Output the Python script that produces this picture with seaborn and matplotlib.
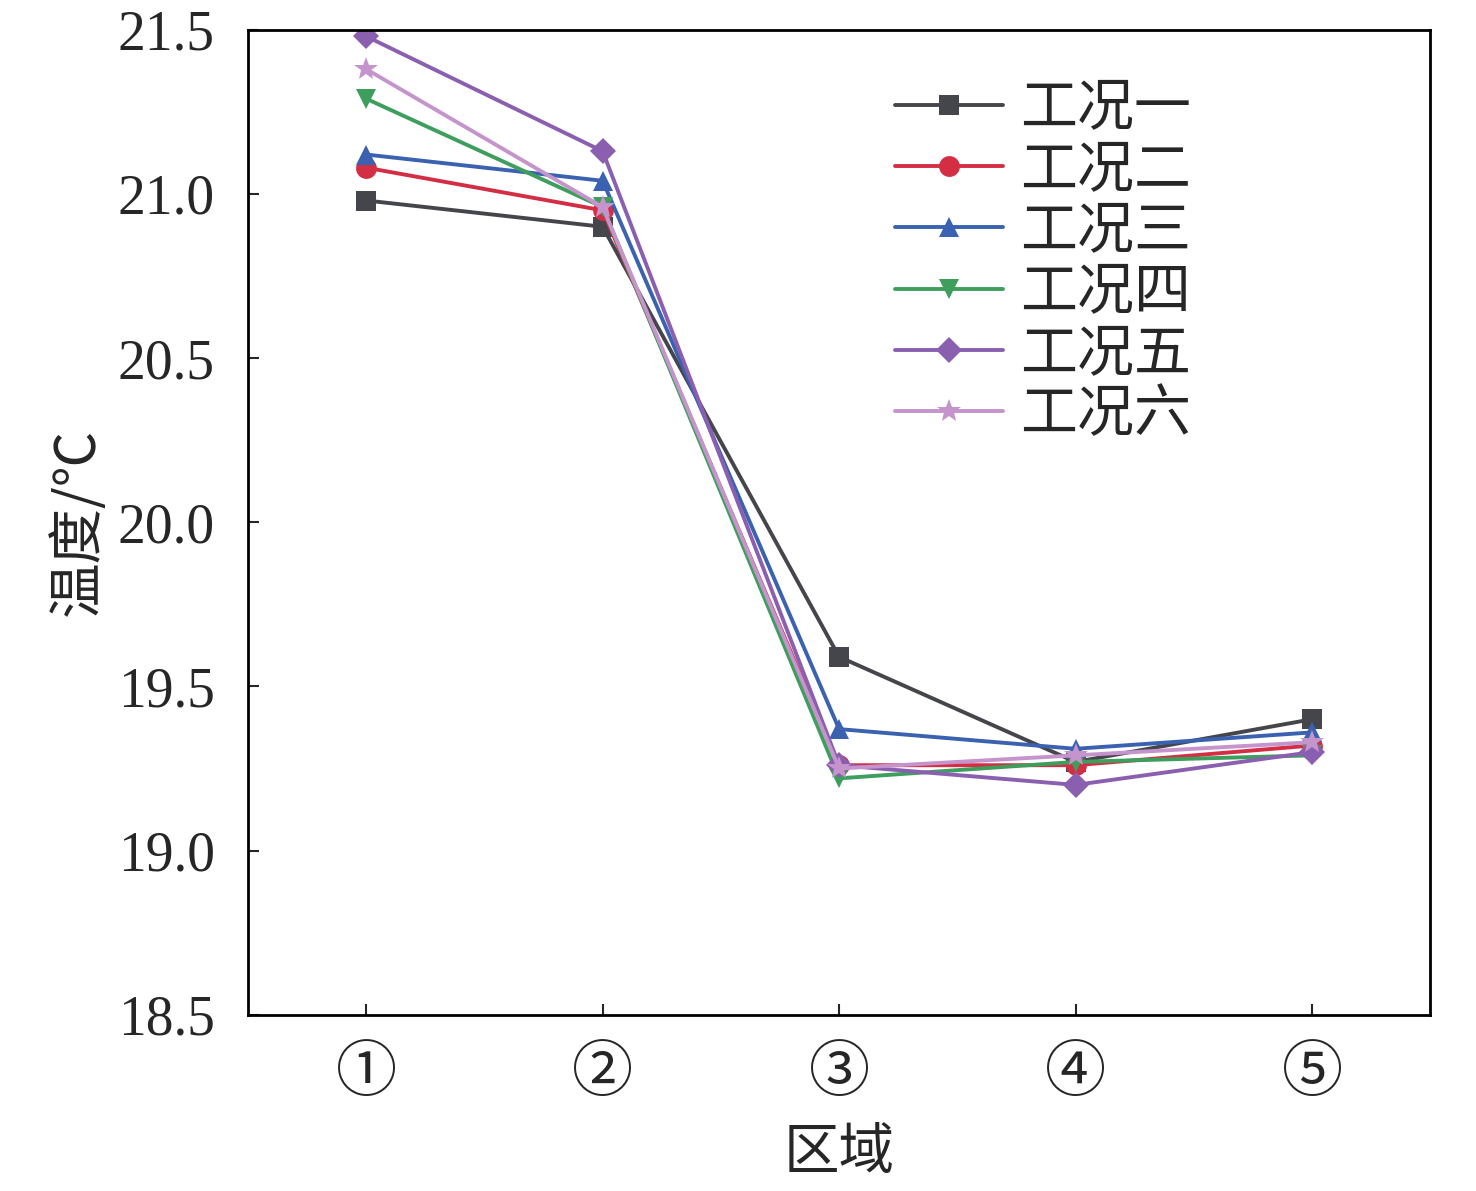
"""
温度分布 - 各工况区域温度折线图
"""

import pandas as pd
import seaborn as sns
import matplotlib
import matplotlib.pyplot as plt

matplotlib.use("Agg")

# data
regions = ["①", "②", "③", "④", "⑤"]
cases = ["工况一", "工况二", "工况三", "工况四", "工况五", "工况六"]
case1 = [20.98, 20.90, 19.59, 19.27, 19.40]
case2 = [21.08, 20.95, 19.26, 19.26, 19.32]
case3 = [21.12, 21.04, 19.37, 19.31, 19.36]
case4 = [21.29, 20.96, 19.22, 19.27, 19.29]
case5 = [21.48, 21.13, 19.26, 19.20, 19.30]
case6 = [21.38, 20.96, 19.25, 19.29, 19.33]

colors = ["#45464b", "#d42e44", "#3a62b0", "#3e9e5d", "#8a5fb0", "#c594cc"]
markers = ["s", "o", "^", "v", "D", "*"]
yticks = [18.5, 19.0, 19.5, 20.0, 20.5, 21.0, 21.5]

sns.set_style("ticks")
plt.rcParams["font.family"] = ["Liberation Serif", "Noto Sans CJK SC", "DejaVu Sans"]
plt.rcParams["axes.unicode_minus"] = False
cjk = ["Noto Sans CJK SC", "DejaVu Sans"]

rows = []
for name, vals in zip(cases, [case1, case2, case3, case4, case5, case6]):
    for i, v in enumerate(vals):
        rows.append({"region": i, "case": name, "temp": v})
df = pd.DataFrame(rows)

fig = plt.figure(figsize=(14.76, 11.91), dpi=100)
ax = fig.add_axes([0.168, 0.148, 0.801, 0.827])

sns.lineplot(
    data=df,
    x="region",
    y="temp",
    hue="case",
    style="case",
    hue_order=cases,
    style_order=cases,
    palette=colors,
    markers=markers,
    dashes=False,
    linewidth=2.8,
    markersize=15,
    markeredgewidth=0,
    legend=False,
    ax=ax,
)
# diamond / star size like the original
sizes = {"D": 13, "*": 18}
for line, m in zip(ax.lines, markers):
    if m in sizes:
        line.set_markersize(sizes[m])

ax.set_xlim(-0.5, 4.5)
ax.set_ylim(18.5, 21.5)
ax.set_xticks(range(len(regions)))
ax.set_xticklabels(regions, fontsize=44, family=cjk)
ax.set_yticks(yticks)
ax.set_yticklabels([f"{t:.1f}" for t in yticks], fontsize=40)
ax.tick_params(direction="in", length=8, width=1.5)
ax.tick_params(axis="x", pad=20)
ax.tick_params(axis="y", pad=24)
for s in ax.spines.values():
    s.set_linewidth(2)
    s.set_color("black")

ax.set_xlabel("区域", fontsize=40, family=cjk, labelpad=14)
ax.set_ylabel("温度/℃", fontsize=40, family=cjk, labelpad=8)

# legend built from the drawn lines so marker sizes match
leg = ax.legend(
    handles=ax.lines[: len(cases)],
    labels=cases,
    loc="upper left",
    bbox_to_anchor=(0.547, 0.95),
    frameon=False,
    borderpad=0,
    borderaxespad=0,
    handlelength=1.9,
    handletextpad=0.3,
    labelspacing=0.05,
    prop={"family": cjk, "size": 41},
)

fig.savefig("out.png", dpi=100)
* * *
■ Task prompt
Take each line of the material that contains the word "matplotlib" and list it.

■ Worked answer
Output the Python script that produces this picture with seaborn and matplotlib.
import matplotlib
import matplotlib.pyplot as plt
matplotlib.use("Agg")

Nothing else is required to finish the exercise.